Economic growth means the real GDP is rising. Economic growth means an increase in national output and national income. Economic growth is caused by two main factors: An increase in aggregate demand (AD)An increase in aggregate supply (productive capacity)
Lower interest rates – Lower interest rates reduce borrowing costs, and thus encourage investment by consumers and firms. Lower interest rates also lower mortgage payments and thus increase consumer disposable income. Increased wages. Higher real wages increase disposable income, and encourage consumer spending. For example, government investment in building new roads, or increased welfare expenditure, which increases disposable income.
Pros are:
Increased consumption. First, higher GDP implies more goods and services are produced by the economy and therefore consumers can enjoy more goods and services. If there is a link between human welfare and consumption then growth will benefit society. Higher levels of consumption will help reduce any incidence of absolute poverty (when people are unable to meet basic necessities of life). This may not be so obvious to developed countries, such as the UK and the US, but economic growth and rising incomes play a major role in lifting people out of poverty for developing economies.

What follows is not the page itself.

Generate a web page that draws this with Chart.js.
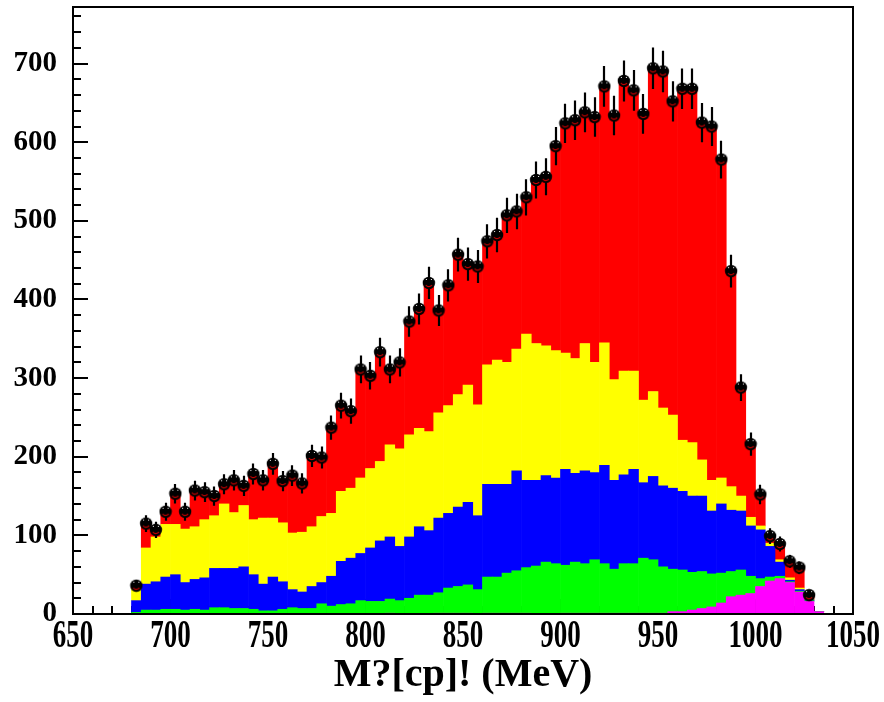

With higher GDP the government will be able to collect more taxes; this is because people will pay more income tax and VAT as incomes rise and people spend more. This is beneficial as the government can use this increased revenue to lower the level of government borrowing and/or spend more on public services and country infrastructure investment. This investment in public services could help to improve the economy's long-term performance. For example, better infrastructure allows for lower trading costs. Growth can therefore cause a virtuous cycle of higher investment leading to higher growth – allowing for more investment.
Cons are:
First, if economic growth is unsustainable and higher than long-term trend inflation is likely to occur. Furthermore, this temporary output boom is unlikely to continue, and an economic downturn or recession may follow. Thus, raising the rate of economic growth above the sustainable rate can be very damaging. This cycle of boom and bust occurred in the UK during the late 1980s and early 1990s.
An increase in economic growth could also lead to a problem with the balance of payments. If increased consumer spending, as in the United Kingdom, causes the growth, then the imports will increase. If the imports rise faster than the exports a deficit will occur. Growth, however, might be export-led e.g. The growth of Japan in the 1960s and 70s, and of China at present.